"Home": Love in the Time of Petroleum By Erik Helmerson

in 26th Reykjavik International Film Festival

by Erik Helmerson

Someone described Ursula Meier’s Home as a road movie in reverse, and it’s not easy to phrase it any better than that. Meier’s film introduces us to a family that sits very still, being quite content with their life in a house next to a motorway under construction. But if they don’t move, the road will definitely move them. It’s just a question of time until Route E57 opens its endless river of cars. No one can stay on the lee side of society forever.

Home describes how the slow love of the small world clashes with the hectic chaos of the big world, and it does it in a warm, humorous and quickly paced manner. The picture is Swiss director Ursula Meier’s first feature, but it is has an impressive finish that reveals the work of an experienced film maker. It comes as no surprise that Ursula Meier has a solid record of shorts, TV films and documentaries such as Pas les flics, pas les noirs, pas les blancs (2002).

The cast of Home is headlined by critic and audience — well, everyone’s really — favorite Isabelle Huppert. She gives a solid performance in the role of the mother — but better still are the father and sister, played by Olivier Gourmet and Adélaïde Leroux. Gourmet has a heart the size of a long-distance lorry while Leroux brings to the film dry teenage humor in the fashion of a young Jodie Foster. One image from Home that won’t disappear easily is that of a bikini-clad Leroux sunbathing in her deck chair on the family’s lawn, only two meters from the flowing traffic. The macho drivers keep honking their hopeful horns only to be greeted by Leroux’ furious middle finger.

When the cars enter the family’s life they carry in their trunks the end of utopia.
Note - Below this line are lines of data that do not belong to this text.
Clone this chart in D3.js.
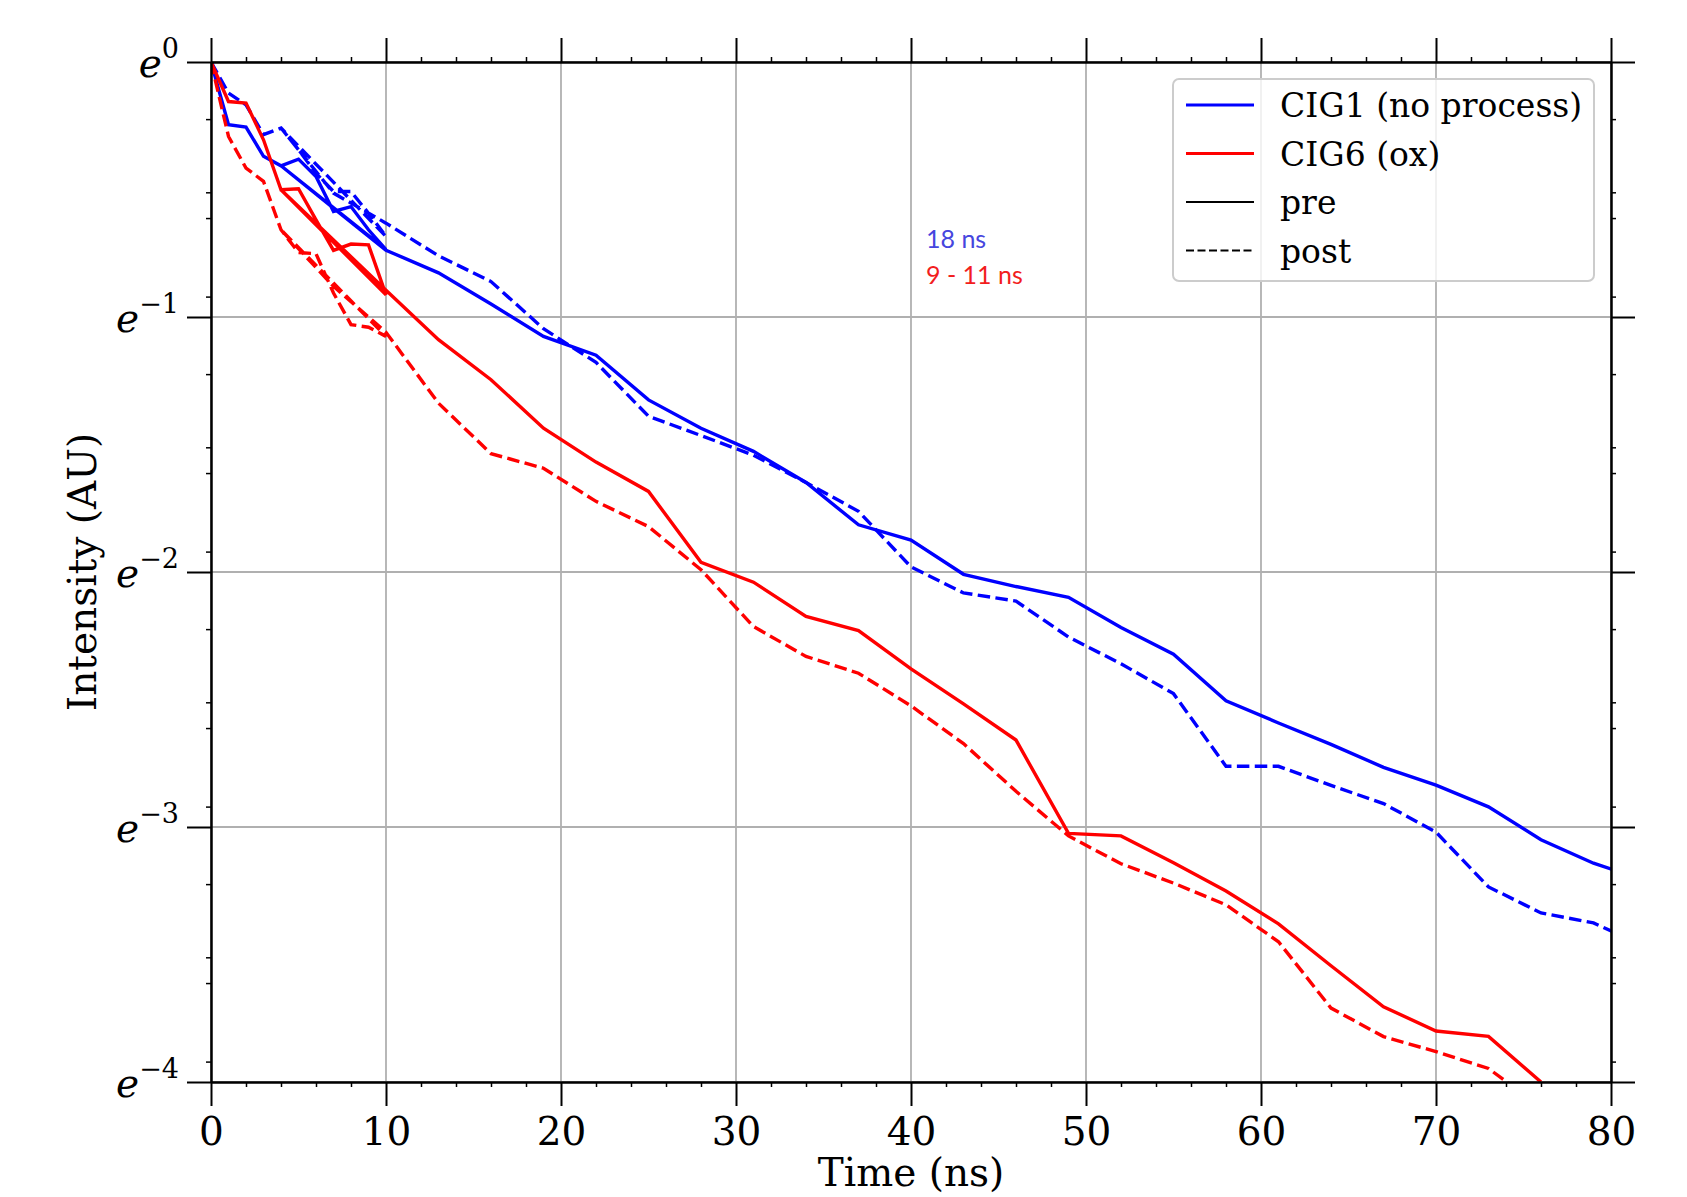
<!DOCTYPE html>
<html>
<head>
<meta charset="utf-8">
<script src="https://cdn.jsdelivr.net/npm/d3@7"></script>
<style>
  body { margin: 0; background: #ffffff; }
</style>
</head>
<body>
<div id="graph1"></div>
<script>
// frame of the figure
const FRAME_WIDTH = 1687;
const FRAME_HEIGHT = 1197;
const MARGINS = {left: 211, right: 76, top: 62, bottom: 115};

const VIS_WIDTH = FRAME_WIDTH - MARGINS.left - MARGINS.right;
const VIS_HEIGHT = FRAME_HEIGHT - MARGINS.top - MARGINS.bottom;

// tick values (y is ln of intensity, axis labelled as powers of e)
const X_TICKS = [0, 10, 20, 30, 40, 50, 60, 70, 80];
const X_MINOR = [2, 4, 6, 8, 12, 14, 16, 18, 22, 24, 26, 28, 32, 34, 36, 38, 42, 44, 46, 48,
                 52, 54, 56, 58, 62, 64, 66, 68, 72, 74, 76, 78];
const Y_TICKS = [0, -1, -2, -3, -4];
const Y_MINOR = [-0.224, -0.511, -0.612, -0.92, -1.224, -1.511, -1.612, -1.92,
                 -2.224, -2.511, -2.612, -2.92, -3.224, -3.511, -3.612, -3.92];

// time points: first 10 ns at 1 ns step, then a 3 ns step trace
const T_FINE = [0, 1, 2, 3, 4, 5, 6, 7, 8, 9, 10];
const T_COARSE = [4, 7, 10, 13, 16, 19, 22, 25, 28, 31, 34, 37, 40, 43, 46, 49, 52, 55, 58,
                  61, 64, 67, 70, 73, 76, 79, 82];

// ln(intensity)
const CIG1_PRE_FINE = [0, -0.246, -0.255, -0.370, -0.407, -0.381, -0.449, -0.586, -0.567, -0.658, -0.736];
const CIG1_PRE_COARSE = [-0.407, -0.573, -0.738, -0.827, -0.949, -1.076, -1.150, -1.325, -1.436, -1.527,
                         -1.649, -1.815, -1.875, -2.009, -2.057, -2.099, -2.218, -2.322, -2.505, -2.592,
                         -2.676, -2.766, -2.836, -2.921, -3.050, -3.142, -3.210];

const CIG1_POST_FINE = [0, -0.122, -0.168, -0.285, -0.259, -0.344, -0.436, -0.508, -0.508, -0.593, -0.684];
const CIG1_POST_COARSE = [-0.259, -0.514, -0.632, -0.760, -0.861, -1.046, -1.178, -1.389, -1.465, -1.542,
                          -1.649, -1.762, -1.980, -2.082, -2.114, -2.255, -2.360, -2.477, -2.762, -2.762,
                          -2.837, -2.908, -3.020, -3.235, -3.337, -3.376, -3.470];

const CIG6_PRE_FINE = [0, -0.155, -0.161, -0.305, -0.501, -0.497, -0.619, -0.739, -0.714, -0.717, -0.913];
const CIG6_PRE_COARSE = [-0.501, -0.698, -0.895, -1.089, -1.246, -1.436, -1.569, -1.684, -1.962, -2.040,
                         -2.174, -2.230, -2.380, -2.517, -2.659, -3.025, -3.035, -3.140, -3.251, -3.380,
                         -3.544, -3.705, -3.800, -3.821, -4.000];

const CIG6_POST_FINE = [0, -0.292, -0.416, -0.468, -0.658, -0.747, -0.752, -0.906, -1.030, -1.040, -1.076];
const CIG6_POST_COARSE = [-0.658, -0.880, -1.060, -1.338, -1.536, -1.593, -1.723, -1.822, -1.991, -2.214,
                          -2.331, -2.397, -2.525, -2.673, -2.860, -3.035, -3.144, -3.220, -3.305, -3.450,
                          -3.710, -3.822, -3.881, -3.947, -4.100];

const LEGEND_LABELS = ["CIG1 (no process)", "CIG6 (ox)", "pre", "post"];
const NOTES = ["18 ns", "9 - 11 ns"];

const BLUE = "#0000ff";
const RED = "#ff0000";
const SERIF = "'DejaVu Serif', serif";

// join fine and coarse parts into one trace, in plotting order
function makeTrace(fine, coarse) {
	const pts = T_FINE.map((t, i) => [t, fine[i]]);
	coarse.forEach((v, i) => pts.push([T_COARSE[i], v]));
	return pts;
}

const SERIES = [
	{color: BLUE, dash: null, pts: makeTrace(CIG1_PRE_FINE, CIG1_PRE_COARSE)},
	{color: BLUE, dash: "12.5,5.4", pts: makeTrace(CIG1_POST_FINE, CIG1_POST_COARSE)},
	{color: RED, dash: null, pts: makeTrace(CIG6_PRE_FINE, CIG6_PRE_COARSE)},
	{color: RED, dash: "12.5,5.4", pts: makeTrace(CIG6_POST_FINE, CIG6_POST_COARSE)}
];

const FRAME1 = d3.select("#graph1")
				.append("svg")
					.attr("width", FRAME_WIDTH)
					.attr("height", FRAME_HEIGHT)
					.style("display", "block");

FRAME1.append("rect")
		.attr("width", FRAME_WIDTH)
		.attr("height", FRAME_HEIGHT)
		.attr("fill", "#ffffff");

const X_SCALE = d3.scaleLinear().domain([0, 80]).range([0, VIS_WIDTH]);
const Y_SCALE = d3.scaleLinear().domain([-4, 0]).range([VIS_HEIGHT, 0]);

const PLOT = FRAME1.append("g")
				.attr("transform", "translate(" + MARGINS.left + "," + MARGINS.top + ")");

PLOT.append("clipPath")
		.attr("id", "clip")
	.append("rect")
		.attr("width", VIS_WIDTH)
		.attr("height", VIS_HEIGHT);

// grid
PLOT.append("g")
	.selectAll("line")
	.data(X_TICKS)
	.enter()
	.append("line")
		.attr("x1", d => X_SCALE(d))
		.attr("x2", d => X_SCALE(d))
		.attr("y1", 0)
		.attr("y2", VIS_HEIGHT)
		.attr("stroke", "#b0b0b0")
		.attr("stroke-width", 1.8);

PLOT.append("g")
	.selectAll("line")
	.data(Y_TICKS)
	.enter()
	.append("line")
		.attr("x1", 0)
		.attr("x2", VIS_WIDTH)
		.attr("y1", d => Y_SCALE(d))
		.attr("y2", d => Y_SCALE(d))
		.attr("stroke", "#b0b0b0")
		.attr("stroke-width", 1.8);

// data traces
const line = d3.line()
				.x(d => X_SCALE(d[0]))
				.y(d => Y_SCALE(d[1]));

PLOT.append("g")
		.attr("clip-path", "url(#clip)")
	.selectAll("path")
	.data(SERIES)
	.enter()
	.append("path")
		.attr("d", d => line(d.pts))
		.attr("fill", "none")
		.attr("stroke", d => d.color)
		.attr("stroke-width", 3.4)
		.attr("stroke-linejoin", "miter")
		.attr("stroke-dasharray", d => d.dash);

// axes: ticks point outward on all four sides
function styleAxis(g, width) {
	g.attr("font-family", SERIF).attr("font-size", 39);
	g.selectAll("line").attr("stroke", "#000").attr("stroke-width", width);
	g.select(".domain").attr("stroke", "#000").attr("stroke-width", 2);
}

PLOT.append("g")
		.attr("transform", "translate(0," + VIS_HEIGHT + ")")
		.call(d3.axisBottom(X_SCALE).tickValues(X_MINOR).tickSize(5).tickSizeOuter(0).tickFormat(""))
		.call(g => styleAxis(g, 1.5));

PLOT.append("g")
		.call(d3.axisTop(X_SCALE).tickValues(X_MINOR).tickSize(5).tickSizeOuter(0).tickFormat(""))
		.call(g => styleAxis(g, 1.5));

PLOT.append("g")
		.call(d3.axisLeft(Y_SCALE).tickValues(Y_MINOR).tickSize(5).tickSizeOuter(0).tickFormat(""))
		.call(g => styleAxis(g, 1.5));

PLOT.append("g")
		.attr("transform", "translate(" + VIS_WIDTH + ",0)")
		.call(d3.axisRight(Y_SCALE).tickValues(Y_MINOR).tickSize(5).tickSizeOuter(0).tickFormat(""))
		.call(g => styleAxis(g, 1.5));

const X_AXIS = PLOT.append("g")
		.attr("transform", "translate(0," + VIS_HEIGHT + ")")
		.call(d3.axisBottom(X_SCALE).tickValues(X_TICKS).tickSize(24).tickSizeOuter(0)
				.tickPadding(11).tickFormat(d3.format("d")))
		.call(g => styleAxis(g, 2));
X_AXIS.selectAll(".tick text").attr("fill", "#000");

PLOT.append("g")
		.call(d3.axisTop(X_SCALE).tickValues(X_TICKS).tickSize(24).tickSizeOuter(0).tickFormat(""))
		.call(g => styleAxis(g, 2));

PLOT.append("g")
		.attr("transform", "translate(" + VIS_WIDTH + ",0)")
		.call(d3.axisRight(Y_SCALE).tickValues(Y_TICKS).tickSize(24).tickSizeOuter(0).tickFormat(""))
		.call(g => styleAxis(g, 2));

const Y_AXIS = PLOT.append("g")
		.call(d3.axisLeft(Y_SCALE).tickValues(Y_TICKS).tickSize(24).tickSizeOuter(0).tickPadding(8))
		.call(g => styleAxis(g, 2));

// y labels as e with a superscript exponent
Y_AXIS.selectAll(".tick text").each(function(d) {
	const t = d3.select(this).text(null).attr("dy", null).attr("y", 14).attr("fill", "#000");
	t.append("tspan").attr("font-style", "italic").text("e");
	t.append("tspan")
		.attr("font-size", 27)
		.attr("dy", -19)
		.text(d === 0 ? "0" : "\u2212" + (-d));
});

// axis titles
FRAME1.append("text")
		.attr("x", MARGINS.left + VIS_WIDTH / 2)
		.attr("y", 1186)
		.attr("text-anchor", "middle")
		.attr("font-family", SERIF)
		.attr("font-size", 39)
		.text("Time (ns)");

FRAME1.append("text")
		.attr("transform", "translate(96," + (MARGINS.top + VIS_HEIGHT / 2) + ") rotate(-90)")
		.attr("text-anchor", "middle")
		.attr("font-family", SERIF)
		.attr("font-size", 39)
		.text("Intensity (AU)");

// notes next to the curves
FRAME1.append("text")
		.attr("x", 926)
		.attr("y", 248)
		.attr("font-family", "Lato, 'Open Sans', sans-serif")
		.attr("font-size", 25)
		.attr("fill", "#4646de")
		.text(NOTES[0]);

FRAME1.append("text")
		.attr("x", 926)
		.attr("y", 284)
		.attr("font-family", "Lato, 'Open Sans', sans-serif")
		.attr("font-size", 25)
		.attr("fill", "#f21d1d")
		.text(NOTES[1]);

// legend
const LEGEND = FRAME1.append("g").attr("transform", "translate(1173,79)");

LEGEND.append("rect")
		.attr("width", 421)
		.attr("height", 202)
		.attr("rx", 6)
		.attr("fill", "#ffffff")
		.attr("fill-opacity", 0.8)
		.attr("stroke", "#cccccc")
		.attr("stroke-width", 2);

const LEGEND_STYLE = [
	{color: BLUE, width: 3, dash: null},
	{color: RED, width: 3, dash: null},
	{color: "#000", width: 2.2, dash: null},
	{color: "#000", width: 2.2, dash: "8,3.5"}
];

LEGEND_LABELS.forEach((label, i) => {
	const y = 26 + i * 48.5;
	LEGEND.append("line")
			.attr("x1", 13)
			.attr("x2", 81)
			.attr("y1", y)
			.attr("y2", y)
			.attr("stroke", LEGEND_STYLE[i].color)
			.attr("stroke-width", LEGEND_STYLE[i].width)
			.attr("stroke-dasharray", LEGEND_STYLE[i].dash);
	LEGEND.append("text")
			.attr("x", 107)
			.attr("y", y + 12)
			.attr("font-family", SERIF)
			.attr("font-size", 33)
			.text(label);
});
</script>
</body>
</html>
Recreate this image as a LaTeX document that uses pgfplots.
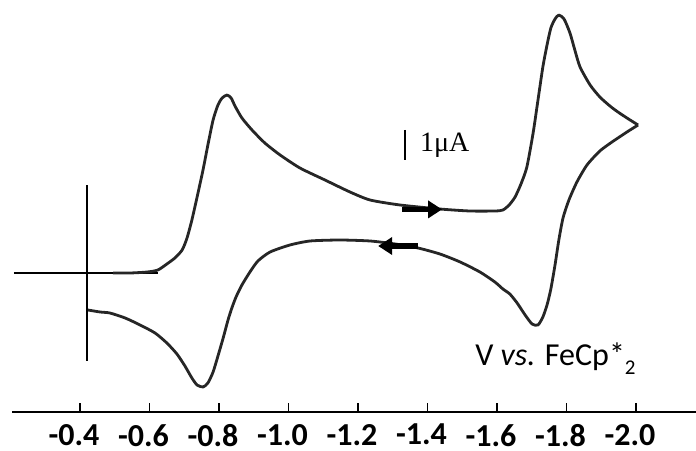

Home takes a turn from comedy to tragedy and the ending of the film is perhaps not as strong, not as fresh as the beginning. But for a long time Home manages to combine clever slapstick with mild, unobtrusive criticism of today’s petroleum society. Jacques Tati’s quiet voice echoes somewhere in the background while the family tries to walk the tightrope of the motorway and love tries to find its way through the exhaust fumes of the 21th century.